Les riches britanniques du 18e siècle qui accomplissaient leur Grand Tour en Europe dont l’une des étapes phares était Venise, en rapportaient non pas des cartes postales, qui n’existaient pas à l’époque, mais une ou plusieurs vues peintes de la main du grand maître du genre, Giovanni Antonio Canal, dit Canaletto (1697-1768).
De retour au pays, ils pouvaient ainsi décorer leurs manoirs de ces splendides « vedute » ou perspectives peintes de la Cité flottante, aux innombrables canaux bordés de pittoresques façades et parcourus de gondoles, dans de spectaculaires mises en scène entre réalité et fiction, mais toujours grouillantes de vie avec leurs foules bigarrées de petits personnages – aristocrates, marchands, bateliers ou manants – croqués dans leurs activités quotidiennes ou dans l’effervescence des grandes fêtes dont les fastueuses régates ou les cérémonies de « mariage avec la mer ».
L’exposition du musée Sompo, la première de cette ampleur au Japon autour de Canaletto dont on peut admirer 17 oeuvres provenant principalement des National Galeries of Scotland et d’institutions britanniques, éclaire le rôle déterminant du peintre vénitien dans l’épanouissement du védutisme.
Elle s’intéresse tout d’abord à l’apport des peintres néerlandais qui, dès le 16e siècle, exécutaient des vues panoramiques de Venise depuis la lagune. Nombre d’entre eux installés en Italie y développèrent la peinture de paysage, notamment urbain. Canaletto lui-même fut très jeune au contact de ces peintres à l’occasion d’un voyage à Rome en 1719, avec son père décorateur de théâtre.
Il débute sa carrière l’année suivante en s’inscrivant à la guilde des peintres de Venise, développant au fil des années des perspectives dites géométriques à l’aide d’une chambre noire (camera oscura), instrument d’optique permettant de reproduire un paysage (inversé) en petite dimension et ainsi de le peindre plus aisément. Un modèle de ce dispositif présent à l’exposition permet de mieux comprendre cette technique utilisée par les peintres et architectes italiens de la première Renaissance.

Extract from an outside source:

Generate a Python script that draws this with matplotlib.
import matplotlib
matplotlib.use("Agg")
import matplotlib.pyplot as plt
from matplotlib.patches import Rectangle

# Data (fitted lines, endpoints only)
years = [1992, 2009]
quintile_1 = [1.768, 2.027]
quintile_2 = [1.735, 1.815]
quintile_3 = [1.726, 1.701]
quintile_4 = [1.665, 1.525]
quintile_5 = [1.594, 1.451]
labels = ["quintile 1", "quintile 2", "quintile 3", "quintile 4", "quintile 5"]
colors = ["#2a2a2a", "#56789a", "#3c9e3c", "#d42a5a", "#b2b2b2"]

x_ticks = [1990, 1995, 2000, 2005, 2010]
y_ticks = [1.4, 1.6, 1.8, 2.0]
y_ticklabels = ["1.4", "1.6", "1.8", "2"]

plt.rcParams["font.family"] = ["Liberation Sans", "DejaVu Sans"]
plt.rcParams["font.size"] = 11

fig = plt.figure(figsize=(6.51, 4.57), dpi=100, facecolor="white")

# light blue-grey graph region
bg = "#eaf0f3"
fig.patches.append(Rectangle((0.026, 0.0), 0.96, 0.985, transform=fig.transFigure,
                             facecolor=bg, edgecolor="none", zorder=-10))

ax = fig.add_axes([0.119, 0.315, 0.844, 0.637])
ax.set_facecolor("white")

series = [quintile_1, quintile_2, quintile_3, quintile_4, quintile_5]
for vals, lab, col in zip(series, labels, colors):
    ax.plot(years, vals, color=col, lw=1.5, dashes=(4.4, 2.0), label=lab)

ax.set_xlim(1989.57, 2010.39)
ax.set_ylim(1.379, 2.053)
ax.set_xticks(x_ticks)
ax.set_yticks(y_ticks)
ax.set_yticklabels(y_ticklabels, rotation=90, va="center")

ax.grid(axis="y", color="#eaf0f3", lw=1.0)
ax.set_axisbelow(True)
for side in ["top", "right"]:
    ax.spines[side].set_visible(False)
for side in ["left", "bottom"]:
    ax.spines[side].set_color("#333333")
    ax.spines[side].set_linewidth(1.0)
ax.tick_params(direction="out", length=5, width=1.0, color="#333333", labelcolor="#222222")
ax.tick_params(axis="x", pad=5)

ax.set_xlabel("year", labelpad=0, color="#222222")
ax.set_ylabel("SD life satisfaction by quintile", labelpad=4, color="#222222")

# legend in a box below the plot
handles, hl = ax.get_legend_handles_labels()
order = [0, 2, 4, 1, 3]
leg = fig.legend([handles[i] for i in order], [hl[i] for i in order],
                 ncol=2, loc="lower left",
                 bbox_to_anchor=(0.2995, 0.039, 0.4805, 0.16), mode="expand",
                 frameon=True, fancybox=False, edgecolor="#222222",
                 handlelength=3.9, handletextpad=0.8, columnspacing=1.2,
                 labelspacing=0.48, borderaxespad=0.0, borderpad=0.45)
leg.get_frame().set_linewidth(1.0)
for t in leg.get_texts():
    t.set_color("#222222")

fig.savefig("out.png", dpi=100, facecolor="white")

L’exposition s’intéresse également aux contemporains de Canaletto, Bernardo Bellotto (1722-1780), son neveu qui fera carrière dans plusieurs grandes villes européennes, et Francesco Guardi (1712-1793) dont on peut admirer des paysages de campagne aux délicats effets atmosphériques et animés de petits personnages qui font littéralement revivre sous nos yeux quelque scène champêtre. Elle explore enfin la postérité de Canaletto, notamment au Royaume Uni et en France, avec des maîtres tels que William James Müller, Richard Parkes Bonington ou, plus proches de nous, Whistler, Boudin, Monet, Signac qui tombèrent eux aussi sous le charme de la Reine de l’Adriatique.